Distributed by National Film Board of Canada, 1123 Broadway, Suite 307, New York, NY 10010; 800-542-2164
Producer n/a
Directed by Gary Burns and Jim Brown
DVD, color, 85 min.



College - Adult
Architecture, Environmental Studies, Urban Studies

Date Entered: 09/12/2007

Reviewed by Oksana Dykyj, Head, Visual Media Resources, Concordia University, Montreal

What do you get when you cross a documentary with a mockumentary? In many cases it might be a faux documentary but Radiant City cleverly manages to create a new type of compilation genre that enhances the documentary aspect of the content with the appropriate amount of dramatic fiction. This is accomplished seamlessly with capable actors and situations so that what is fictional does not stand out from the important non-fiction aspects of the film. The focus of Radiant City is urban/suburban planning in contemporary society and its ramifications on existing neighbourhoods as well as the cultural implications of rethinking urban and suburban sprawl.

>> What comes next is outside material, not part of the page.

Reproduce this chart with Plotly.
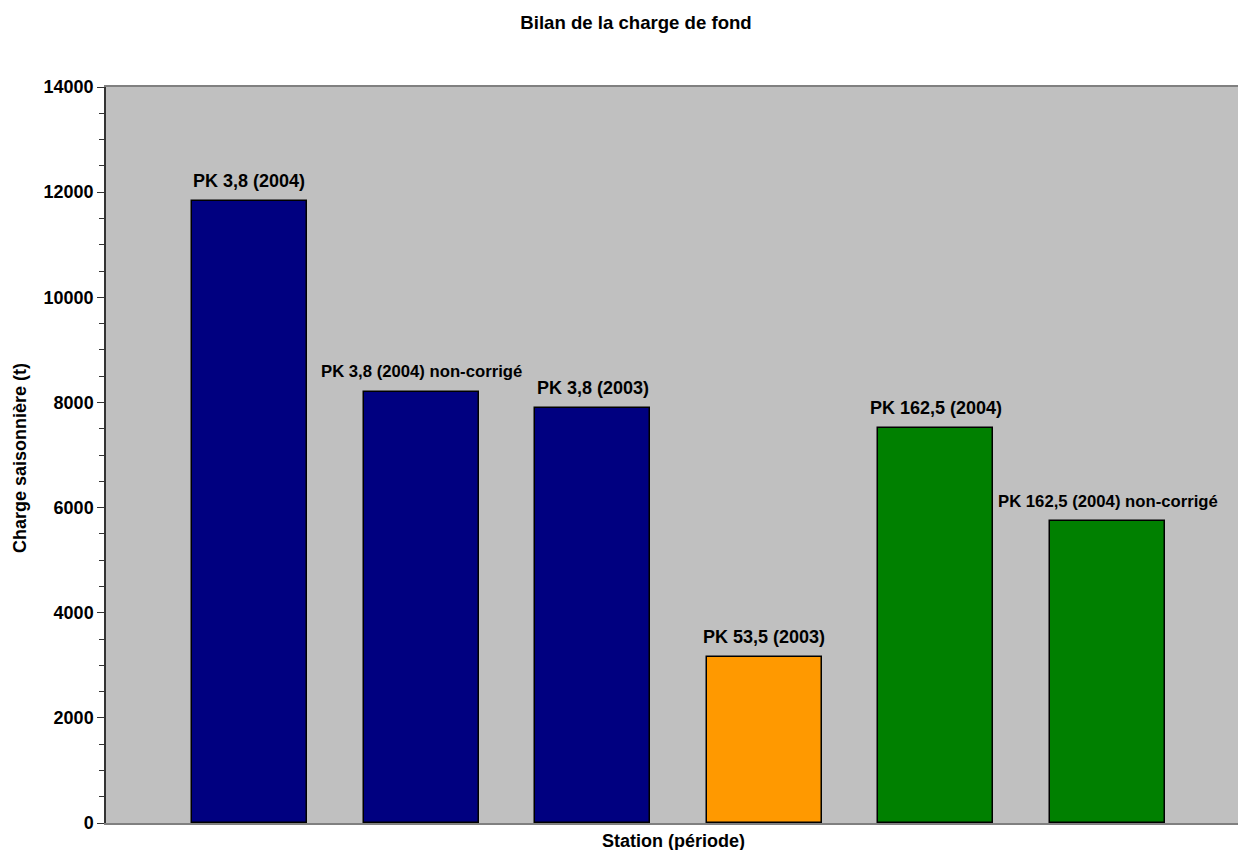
import plotly.graph_objects as go

# Seasonal bedload per station / period
stations = [
    "PK 3,8 (2004)",
    "PK 3,8 (2004) non-corrigé",
    "PK 3,8 (2003)",
    "PK 53,5 (2003)",
    "PK 162,5 (2004)",
    "PK 162,5 (2004) non-corrigé",
]
charge = [11830, 8200, 7890, 3160, 7510, 5740]
colors = ["#000080", "#000080", "#000080", "#FF9900", "#008000", "#008000"]
label_sizes = [18, 16.7, 18, 18, 18, 16.7]

FONT = "Liberation Sans, Arial, sans-serif"

# plot-area pixel box
plot_l, plot_r, plot_t, plot_b = 106, 1238, 87, 823
W, H = 1238, 850

fig = go.Figure()
fig.add_trace(go.Bar(
    x=list(range(len(stations))),
    y=charge,
    width=0.67,
    marker=dict(color=colors, line=dict(color="#000000", width=1.5)),
    hoverinfo="text",
    hovertext=[f"{s}: {v}" for s, v in zip(stations, charge)],
    showlegend=False,
))

for i, (name, val) in enumerate(zip(stations, charge)):
    fig.add_annotation(
        x=i, y=val, xref="x", yref="y",
        text=name, showarrow=False,
        yanchor="middle", yshift=20,
        font=dict(family=FONT, size=label_sizes[i], color="#000000", weight="bold"),
    )

# axis titles placed in paper coordinates
fig.add_annotation(
    x=(673 - plot_l) / (plot_r - plot_l), y=-(841 - plot_b) / (plot_b - plot_t),
    xref="paper", yref="paper", xanchor="center", yanchor="middle",
    text="Station (période)", showarrow=False,
    font=dict(family=FONT, size=18, color="#000000", weight="bold"),
)
fig.add_annotation(
    x=-(plot_l - 20) / (plot_r - plot_l), y=(plot_b - 458) / (plot_b - plot_t),
    xref="paper", yref="paper", xanchor="center", yanchor="middle",
    text="Charge saisonnière (t)", showarrow=False, textangle=-90,
    font=dict(family=FONT, size=18, color="#000000", weight="bold"),
)

fig.update_layout(
    width=W, height=H,
    margin=dict(l=plot_l, r=W - plot_r, t=plot_t, b=H - plot_b),
    paper_bgcolor="#FFFFFF",
    plot_bgcolor="#C0C0C0",
    bargap=0,
    title=dict(
        text="Bilan de la charge de fond",
        x=636 / W, xanchor="center",
        y=1 - 22 / H, yanchor="middle",
        font=dict(family=FONT, size=18.6, color="#000000", weight="bold"),
    ),
    xaxis=dict(
        range=[-0.836, 5.76],
        showticklabels=False, ticks="",
        showgrid=False, zeroline=False,
        showline=True, linecolor="#808080", linewidth=2, mirror=True,
    ),
    yaxis=dict(
        range=[0, 14000],
        tickmode="linear", tick0=0, dtick=2000, tickformat="d",
        ticks="outside", ticklen=7, tickwidth=1.2, tickcolor="#333333",
        minor=dict(dtick=500, ticks="outside", ticklen=5, tickwidth=1,
                   tickcolor="#333333", showgrid=False),
        showgrid=False, zeroline=False,
        showline=True, linecolor="#333333", linewidth=1.5,
        tickfont=dict(family=FONT, size=18, color="#000000", weight="bold"),
    ),
)

fig.write_html("out.html")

The difficulty in recreating a small town environment in a new setting has led to notions of sustainable growth in a new urbanism reverting to pre-war practices. The idealized post-WWII old-town original suburbia seen in some successful projects like Seaside in Florida are not mentioned or discussed in this film but comparisons are made with contemporary suburbia with its deteriorating sense of citizenship and isolation resulting in the disaggregation of daily life. Managing life in the new suburbia necessitates the construction of new “power centers” for the chosen “lifestyle living” of those who flee seeking an idyll but ending up stranded in isolation.

The suburban paradigm of the house turning its back to the street, or public sphere, presenting only garage access as an identifier of human occupancy, creates a kind of monoculture. Older suburbs have downtown traffic without an urban solution as the areas do not densify hard enough to be cost efficient in retrofitting without more radical and green solutions. Thus, the film concludes that economic conditions, the increasingly higher cost of housing, the current energy crisis and demographic pressure may possibly cause a reassessment of the suburban paradigm to occur.

The filmmakers Gary Burns and Jim Brown approach this subject with a sardonic sense of humour which serves them well in dealing with a subject that has spawned sociological and psychological studies as well as environmental concerns. Academic viewpoints are intercut with “interviews” with suburbanite families living with their chosen lifestyle. Recommended for collections held in academic or public libraries in environmental and urban design.